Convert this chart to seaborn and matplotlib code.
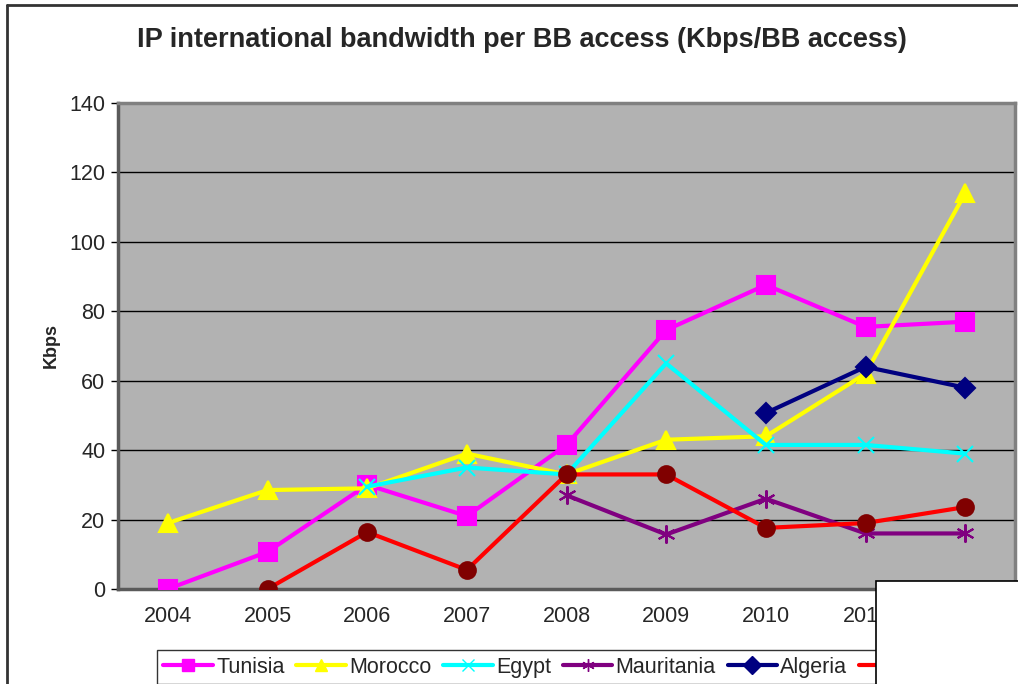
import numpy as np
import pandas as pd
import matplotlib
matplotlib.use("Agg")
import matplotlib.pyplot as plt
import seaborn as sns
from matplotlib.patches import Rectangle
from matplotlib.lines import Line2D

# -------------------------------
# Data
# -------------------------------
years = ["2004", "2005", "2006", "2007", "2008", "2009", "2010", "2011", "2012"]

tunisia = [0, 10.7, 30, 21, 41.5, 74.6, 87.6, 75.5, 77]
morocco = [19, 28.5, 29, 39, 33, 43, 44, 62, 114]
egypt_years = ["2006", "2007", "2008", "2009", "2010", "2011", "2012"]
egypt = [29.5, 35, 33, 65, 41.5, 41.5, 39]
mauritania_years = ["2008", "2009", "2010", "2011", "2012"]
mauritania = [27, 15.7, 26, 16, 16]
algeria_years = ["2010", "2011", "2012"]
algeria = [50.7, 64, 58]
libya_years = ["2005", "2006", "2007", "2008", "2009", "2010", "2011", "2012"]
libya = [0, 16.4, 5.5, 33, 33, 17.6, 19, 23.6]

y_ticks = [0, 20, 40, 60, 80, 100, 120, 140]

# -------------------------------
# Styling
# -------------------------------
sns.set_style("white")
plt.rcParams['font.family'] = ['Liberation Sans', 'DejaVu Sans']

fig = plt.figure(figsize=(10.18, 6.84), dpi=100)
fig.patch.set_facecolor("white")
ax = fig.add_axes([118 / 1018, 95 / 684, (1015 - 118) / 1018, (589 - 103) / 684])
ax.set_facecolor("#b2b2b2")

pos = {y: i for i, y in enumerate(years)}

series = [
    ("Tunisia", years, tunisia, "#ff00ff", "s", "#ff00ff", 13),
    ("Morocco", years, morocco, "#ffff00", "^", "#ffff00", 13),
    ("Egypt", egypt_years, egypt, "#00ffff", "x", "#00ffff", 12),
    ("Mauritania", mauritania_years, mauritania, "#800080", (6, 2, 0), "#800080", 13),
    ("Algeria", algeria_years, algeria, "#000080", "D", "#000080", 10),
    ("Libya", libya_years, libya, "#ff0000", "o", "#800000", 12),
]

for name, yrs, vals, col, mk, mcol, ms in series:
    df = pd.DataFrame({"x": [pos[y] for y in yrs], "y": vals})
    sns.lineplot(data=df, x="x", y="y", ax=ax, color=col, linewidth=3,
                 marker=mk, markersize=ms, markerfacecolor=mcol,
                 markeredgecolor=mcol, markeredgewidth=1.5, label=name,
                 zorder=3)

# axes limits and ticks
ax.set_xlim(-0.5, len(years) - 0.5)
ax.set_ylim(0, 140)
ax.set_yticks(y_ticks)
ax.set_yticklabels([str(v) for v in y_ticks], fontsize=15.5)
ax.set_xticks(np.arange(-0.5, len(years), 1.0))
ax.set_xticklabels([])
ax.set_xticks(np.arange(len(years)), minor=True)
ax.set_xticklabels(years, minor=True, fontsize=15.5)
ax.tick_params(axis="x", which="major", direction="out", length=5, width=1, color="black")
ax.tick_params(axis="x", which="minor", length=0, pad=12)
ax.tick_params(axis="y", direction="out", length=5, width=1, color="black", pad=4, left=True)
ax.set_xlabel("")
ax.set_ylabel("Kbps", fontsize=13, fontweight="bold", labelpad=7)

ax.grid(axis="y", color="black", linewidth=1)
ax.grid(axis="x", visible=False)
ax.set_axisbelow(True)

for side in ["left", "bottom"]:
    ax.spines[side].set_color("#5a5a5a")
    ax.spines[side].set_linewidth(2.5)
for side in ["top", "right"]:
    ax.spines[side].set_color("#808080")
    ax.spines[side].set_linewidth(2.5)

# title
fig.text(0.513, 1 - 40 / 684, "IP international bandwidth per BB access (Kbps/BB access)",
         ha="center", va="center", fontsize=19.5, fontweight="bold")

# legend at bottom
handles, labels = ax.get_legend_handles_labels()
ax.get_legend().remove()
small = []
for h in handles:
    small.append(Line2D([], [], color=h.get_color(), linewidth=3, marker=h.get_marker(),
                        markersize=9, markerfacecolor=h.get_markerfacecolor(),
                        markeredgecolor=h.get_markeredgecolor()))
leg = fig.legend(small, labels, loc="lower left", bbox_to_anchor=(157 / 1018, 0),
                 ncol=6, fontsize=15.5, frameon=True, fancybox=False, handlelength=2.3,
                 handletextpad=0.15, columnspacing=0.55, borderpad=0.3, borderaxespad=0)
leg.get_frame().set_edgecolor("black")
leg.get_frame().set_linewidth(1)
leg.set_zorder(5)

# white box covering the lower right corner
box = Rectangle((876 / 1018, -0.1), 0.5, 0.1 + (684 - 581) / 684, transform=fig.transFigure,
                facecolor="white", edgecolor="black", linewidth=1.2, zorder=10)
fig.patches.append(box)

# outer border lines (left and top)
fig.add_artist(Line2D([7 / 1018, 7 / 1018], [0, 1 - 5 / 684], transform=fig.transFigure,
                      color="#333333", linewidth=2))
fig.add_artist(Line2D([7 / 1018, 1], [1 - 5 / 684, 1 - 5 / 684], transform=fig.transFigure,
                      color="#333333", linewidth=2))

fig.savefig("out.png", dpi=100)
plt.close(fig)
----------------------------------------
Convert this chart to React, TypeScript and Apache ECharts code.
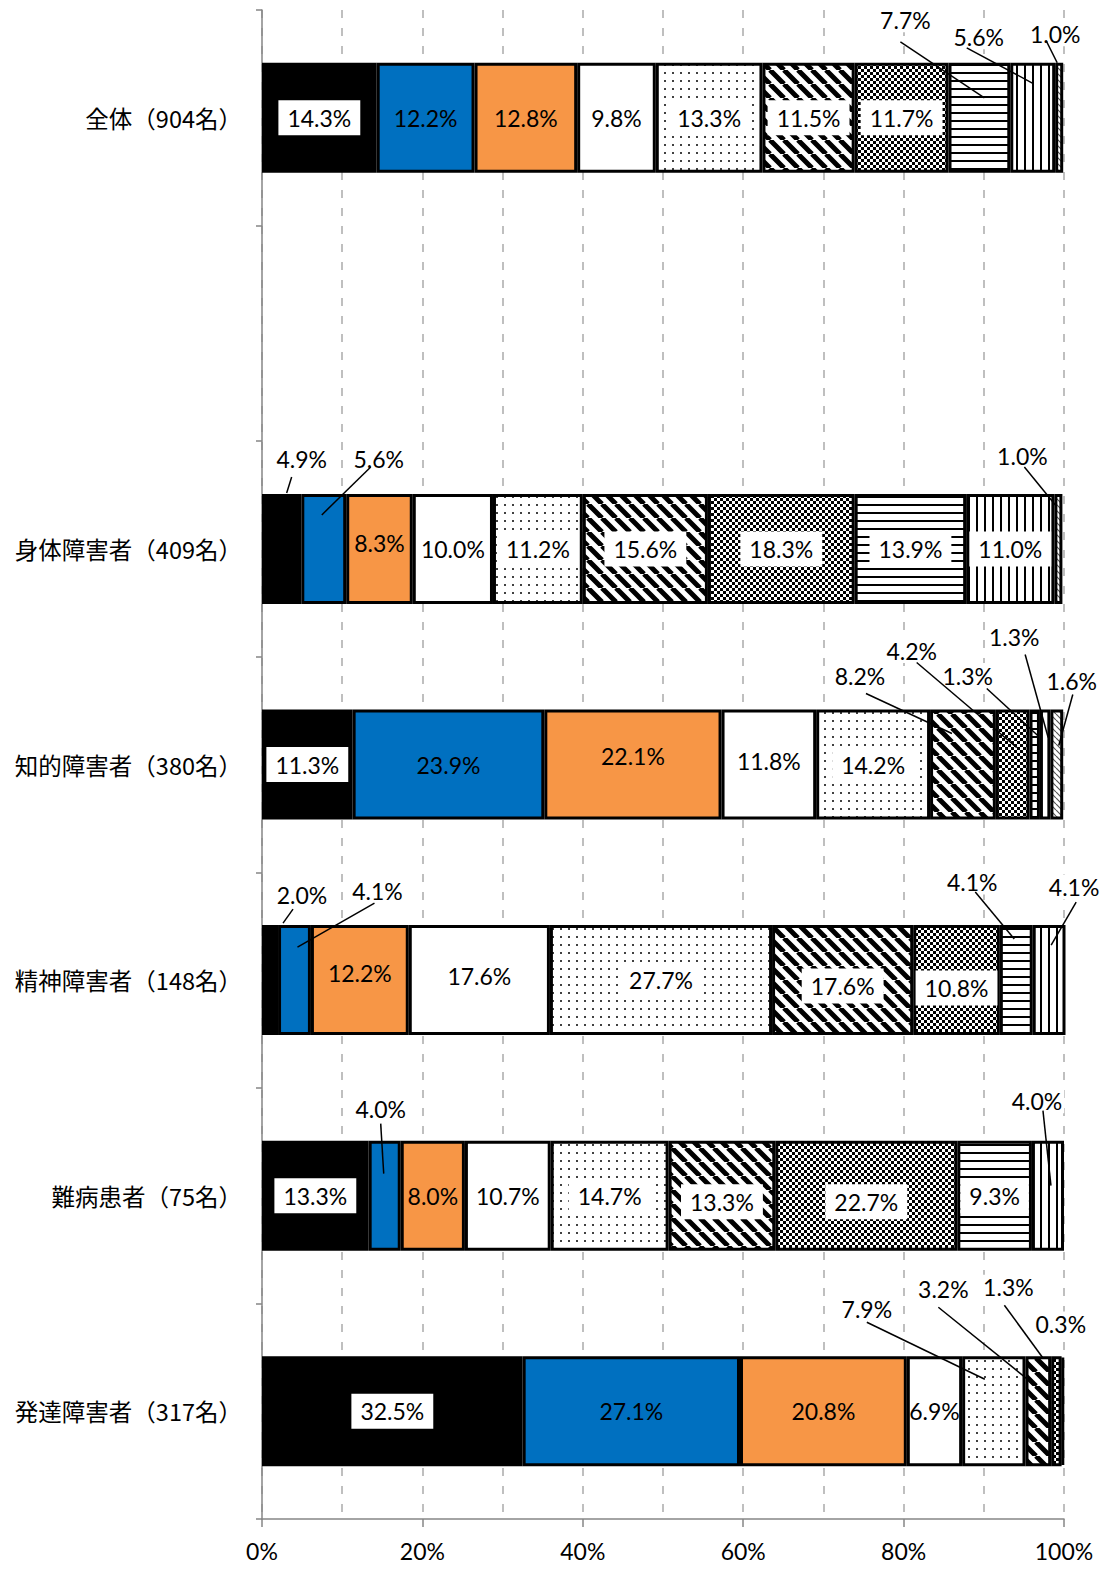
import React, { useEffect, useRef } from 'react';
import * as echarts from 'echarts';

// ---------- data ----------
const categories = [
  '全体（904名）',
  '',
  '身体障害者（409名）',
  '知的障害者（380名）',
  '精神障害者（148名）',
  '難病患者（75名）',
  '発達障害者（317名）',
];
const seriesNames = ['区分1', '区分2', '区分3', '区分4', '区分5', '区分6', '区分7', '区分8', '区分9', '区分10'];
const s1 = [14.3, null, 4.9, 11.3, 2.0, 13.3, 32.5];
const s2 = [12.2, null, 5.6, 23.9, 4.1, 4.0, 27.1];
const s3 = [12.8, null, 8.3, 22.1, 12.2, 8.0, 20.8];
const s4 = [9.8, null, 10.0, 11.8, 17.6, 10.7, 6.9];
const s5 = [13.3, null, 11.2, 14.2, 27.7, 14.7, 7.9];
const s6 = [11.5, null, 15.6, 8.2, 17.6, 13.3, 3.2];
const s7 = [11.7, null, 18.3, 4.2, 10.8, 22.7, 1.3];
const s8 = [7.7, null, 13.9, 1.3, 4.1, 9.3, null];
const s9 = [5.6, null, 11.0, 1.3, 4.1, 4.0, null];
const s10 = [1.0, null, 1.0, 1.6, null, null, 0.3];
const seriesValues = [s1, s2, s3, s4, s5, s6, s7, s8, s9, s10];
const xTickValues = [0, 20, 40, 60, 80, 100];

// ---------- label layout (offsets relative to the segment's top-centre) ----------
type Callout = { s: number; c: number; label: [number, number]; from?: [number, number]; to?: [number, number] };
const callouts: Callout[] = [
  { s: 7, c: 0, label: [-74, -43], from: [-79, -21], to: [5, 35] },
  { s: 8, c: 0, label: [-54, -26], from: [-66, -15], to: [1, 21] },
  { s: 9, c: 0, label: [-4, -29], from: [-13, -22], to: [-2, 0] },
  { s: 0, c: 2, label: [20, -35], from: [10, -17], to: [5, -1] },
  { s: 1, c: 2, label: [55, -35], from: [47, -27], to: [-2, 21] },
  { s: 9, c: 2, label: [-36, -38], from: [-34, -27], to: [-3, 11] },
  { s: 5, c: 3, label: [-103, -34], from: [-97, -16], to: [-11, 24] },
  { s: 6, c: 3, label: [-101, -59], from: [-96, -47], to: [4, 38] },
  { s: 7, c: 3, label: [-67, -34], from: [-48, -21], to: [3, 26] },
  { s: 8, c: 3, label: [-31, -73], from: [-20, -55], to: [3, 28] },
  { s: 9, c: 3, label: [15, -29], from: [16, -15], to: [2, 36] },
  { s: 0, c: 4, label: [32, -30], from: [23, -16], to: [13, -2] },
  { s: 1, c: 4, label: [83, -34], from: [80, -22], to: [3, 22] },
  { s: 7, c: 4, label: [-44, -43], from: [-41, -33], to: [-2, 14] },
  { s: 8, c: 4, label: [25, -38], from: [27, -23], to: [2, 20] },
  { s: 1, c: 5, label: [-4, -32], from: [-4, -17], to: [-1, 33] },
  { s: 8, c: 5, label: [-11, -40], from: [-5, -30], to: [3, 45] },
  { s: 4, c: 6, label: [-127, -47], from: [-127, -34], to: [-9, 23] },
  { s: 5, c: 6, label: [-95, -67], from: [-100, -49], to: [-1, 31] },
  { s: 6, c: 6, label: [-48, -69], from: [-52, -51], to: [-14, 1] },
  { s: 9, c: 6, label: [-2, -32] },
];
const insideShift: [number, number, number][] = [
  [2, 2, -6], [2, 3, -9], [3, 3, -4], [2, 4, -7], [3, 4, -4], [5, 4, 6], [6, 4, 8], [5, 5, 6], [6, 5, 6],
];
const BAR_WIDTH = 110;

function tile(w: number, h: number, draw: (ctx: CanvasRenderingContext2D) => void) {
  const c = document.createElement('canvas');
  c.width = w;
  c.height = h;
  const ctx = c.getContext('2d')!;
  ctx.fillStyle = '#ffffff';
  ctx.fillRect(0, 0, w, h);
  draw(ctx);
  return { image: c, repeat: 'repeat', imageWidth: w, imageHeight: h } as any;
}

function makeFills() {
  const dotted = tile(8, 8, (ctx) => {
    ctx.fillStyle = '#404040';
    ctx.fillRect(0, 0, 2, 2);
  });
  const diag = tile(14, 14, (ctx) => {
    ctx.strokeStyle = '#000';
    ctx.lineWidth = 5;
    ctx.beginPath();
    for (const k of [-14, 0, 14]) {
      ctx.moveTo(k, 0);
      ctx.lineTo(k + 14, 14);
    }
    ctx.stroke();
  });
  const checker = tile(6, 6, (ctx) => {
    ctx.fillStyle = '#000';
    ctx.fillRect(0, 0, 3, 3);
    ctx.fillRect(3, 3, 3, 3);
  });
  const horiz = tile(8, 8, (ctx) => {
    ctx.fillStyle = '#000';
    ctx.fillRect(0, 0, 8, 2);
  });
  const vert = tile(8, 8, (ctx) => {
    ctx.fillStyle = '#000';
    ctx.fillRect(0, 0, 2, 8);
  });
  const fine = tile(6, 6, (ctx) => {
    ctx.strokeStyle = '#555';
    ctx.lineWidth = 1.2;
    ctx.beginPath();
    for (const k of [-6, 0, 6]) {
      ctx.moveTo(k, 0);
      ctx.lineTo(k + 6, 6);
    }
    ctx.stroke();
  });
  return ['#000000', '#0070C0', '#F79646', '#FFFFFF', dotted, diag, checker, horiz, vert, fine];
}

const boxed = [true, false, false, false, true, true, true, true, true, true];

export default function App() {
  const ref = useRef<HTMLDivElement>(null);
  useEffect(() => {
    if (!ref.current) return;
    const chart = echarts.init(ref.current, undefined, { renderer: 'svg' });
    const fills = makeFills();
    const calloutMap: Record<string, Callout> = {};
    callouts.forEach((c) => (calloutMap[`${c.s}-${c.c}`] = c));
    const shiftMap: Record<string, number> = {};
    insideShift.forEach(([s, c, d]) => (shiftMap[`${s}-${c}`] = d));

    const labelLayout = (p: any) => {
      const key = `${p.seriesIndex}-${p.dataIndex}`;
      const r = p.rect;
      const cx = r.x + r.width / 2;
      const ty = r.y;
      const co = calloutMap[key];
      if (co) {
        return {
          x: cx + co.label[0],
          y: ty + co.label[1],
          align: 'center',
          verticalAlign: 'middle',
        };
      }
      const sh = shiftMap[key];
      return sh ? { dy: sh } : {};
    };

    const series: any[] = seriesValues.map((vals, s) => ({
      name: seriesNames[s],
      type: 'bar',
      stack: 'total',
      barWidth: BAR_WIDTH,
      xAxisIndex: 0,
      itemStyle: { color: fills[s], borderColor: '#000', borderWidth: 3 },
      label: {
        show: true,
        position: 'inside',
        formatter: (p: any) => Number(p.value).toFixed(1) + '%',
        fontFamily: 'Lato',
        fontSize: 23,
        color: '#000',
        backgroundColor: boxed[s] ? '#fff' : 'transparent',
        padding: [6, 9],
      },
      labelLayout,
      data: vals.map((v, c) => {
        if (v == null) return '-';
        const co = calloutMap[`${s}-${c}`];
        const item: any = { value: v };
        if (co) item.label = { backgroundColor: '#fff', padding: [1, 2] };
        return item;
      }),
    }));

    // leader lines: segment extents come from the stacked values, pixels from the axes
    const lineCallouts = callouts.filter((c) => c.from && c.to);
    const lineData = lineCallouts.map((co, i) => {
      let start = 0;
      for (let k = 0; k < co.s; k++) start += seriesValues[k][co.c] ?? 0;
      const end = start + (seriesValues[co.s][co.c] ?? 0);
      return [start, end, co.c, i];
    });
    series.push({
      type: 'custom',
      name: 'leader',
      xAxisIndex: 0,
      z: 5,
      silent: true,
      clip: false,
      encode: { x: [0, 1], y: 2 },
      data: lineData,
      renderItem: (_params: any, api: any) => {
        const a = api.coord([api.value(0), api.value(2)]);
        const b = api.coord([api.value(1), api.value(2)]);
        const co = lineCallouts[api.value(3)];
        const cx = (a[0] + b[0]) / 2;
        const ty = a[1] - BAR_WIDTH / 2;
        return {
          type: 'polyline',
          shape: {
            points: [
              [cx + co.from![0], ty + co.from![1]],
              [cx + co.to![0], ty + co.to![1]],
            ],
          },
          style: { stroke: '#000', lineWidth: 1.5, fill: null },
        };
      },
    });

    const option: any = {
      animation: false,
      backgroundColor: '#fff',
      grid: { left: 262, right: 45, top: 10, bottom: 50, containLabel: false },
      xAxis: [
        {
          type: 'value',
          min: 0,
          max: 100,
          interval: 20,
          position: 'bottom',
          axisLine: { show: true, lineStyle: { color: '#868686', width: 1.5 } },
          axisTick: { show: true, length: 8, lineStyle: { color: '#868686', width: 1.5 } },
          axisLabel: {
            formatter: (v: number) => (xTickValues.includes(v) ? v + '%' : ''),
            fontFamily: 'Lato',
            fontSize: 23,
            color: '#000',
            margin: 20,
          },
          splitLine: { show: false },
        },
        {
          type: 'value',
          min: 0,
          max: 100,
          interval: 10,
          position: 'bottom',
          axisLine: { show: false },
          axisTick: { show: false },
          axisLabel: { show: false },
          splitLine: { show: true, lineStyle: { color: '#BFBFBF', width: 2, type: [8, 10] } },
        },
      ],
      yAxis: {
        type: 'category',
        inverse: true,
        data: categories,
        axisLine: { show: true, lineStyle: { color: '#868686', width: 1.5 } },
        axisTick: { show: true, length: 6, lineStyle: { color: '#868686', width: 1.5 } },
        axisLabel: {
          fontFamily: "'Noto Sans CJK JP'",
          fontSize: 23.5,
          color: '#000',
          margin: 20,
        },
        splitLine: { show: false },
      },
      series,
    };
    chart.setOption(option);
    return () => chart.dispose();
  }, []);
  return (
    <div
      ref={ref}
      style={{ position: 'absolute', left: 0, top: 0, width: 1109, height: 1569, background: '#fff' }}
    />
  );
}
----------------------------------------
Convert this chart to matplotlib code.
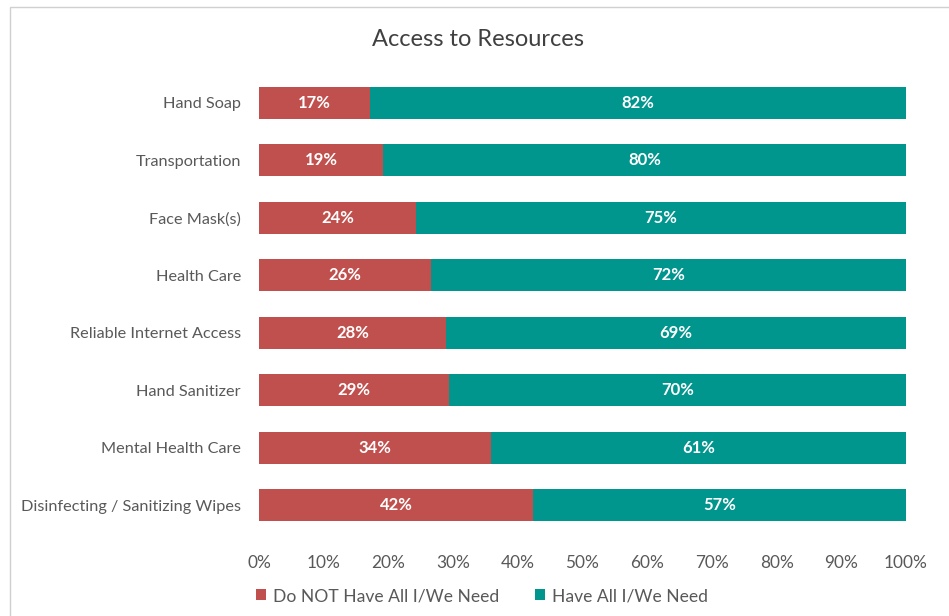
----------------------------------------
EXERCISE DIRECTIONS
Keep the pictures out, and extract only the lines that begin at the one containing "Convert this chart to seaborn" and end at the one containing "from matplotlib.lines import Line2D", inclusive.

TASK RESPONSE
Convert this chart to seaborn and matplotlib code.
import numpy as np
import pandas as pd
import matplotlib
matplotlib.use("Agg")
import matplotlib.pyplot as plt
import seaborn as sns
from matplotlib.patches import Rectangle
from matplotlib.lines import Line2D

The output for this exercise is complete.